Dili/Jakarta/Brussels | 18 Nov 2011
Ten years after the demobilisation of its guerrilla liberation
army, Timor-Leste must strike a balance between recognising veterans’
role and promoting strong and independent institutions in order to
ensure stability.
Timor-Leste’s Veterans: An Unfinished Struggle?, the
latest briefing from the International Crisis Group, examines attempts
by the young state to recognise and honour those who fought for its
independence. While these efforts initially targeted on symbolic
measures, the state’s increasing wealth means that they have
increasingly focused on cash benefits. The government has deferred
difficult decisions on who will qualify for these payments. It has done
so because of the complexity of Timor-Leste’s 24-year resistance and
fears that refusing benefits to claimants could create potential
spoilers to the stability the country now enjoys.
“The question of who will qualify for veteran status remains both
difficult and politically charged”, says Cillian Nolan, Crisis Group
South East Asia Analyst. “While the promise of money eased discontent
among dissident former fighters, it has also brought a flood of
apparently false claims of service. A definitive list of veterans is an
unreachable goal. Once the long-deferred decisions on who will qualify
are made, they risk creating real discontent”.
Beyond cash benefits, there are two areas where the government
will have to manage the demands of some veterans for greater influence.
The first is plans for an advisory council that will manage decisions on
veterans’ affairs. It could be a useful forum for regulating these
matters in general, and overseeing a carefully bounded set of benefits,
including designing eligibility criteria for financial compensation.
Some former fighters hope it will play a broader role in setting
government policy and bring back the influence they enjoyed during the
occupation; these expectations will need to be managed.

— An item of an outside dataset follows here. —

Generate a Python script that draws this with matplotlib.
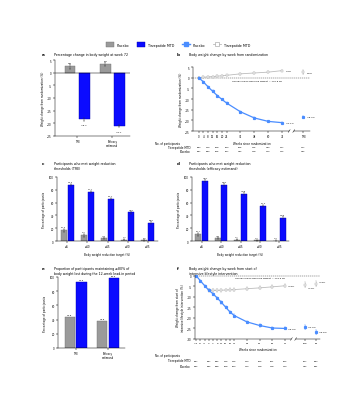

Second, the government will also have to decide on how to deal
with pressure to give former fighters a formal security role as well as
how to make clear the distinction between the state armed forces and
their resistance-era predecessors. While it may make sense to give the
former guerrilla army a ceremonial role to acknowledge the importance of
its legacy, any decisions on a reserve force that could lead to
rearming the former guerrillas in times of crisis may lead to the
creation of a militia it may not be able to control.
Timorese politics and its security sector institutions remain
held together by a small set of personalities rather than bound by legal
rules. If veterans’ demands for recognition are successfully managed it
will smooth the way for a succession of power to a younger generation
of political leaders to determine the country’s future.
“The state continues to face a difficult challenge in balancing
veterans’ demands for recognition with efforts to promote strong and
independent institutions”, says Jim Della-Giacoma, Crisis Group’s South
East Asia Project Director. “Only with the right balance will a shift in
power be possible from the “Generation of '75” that brought the country
to independence and still holds onto power”.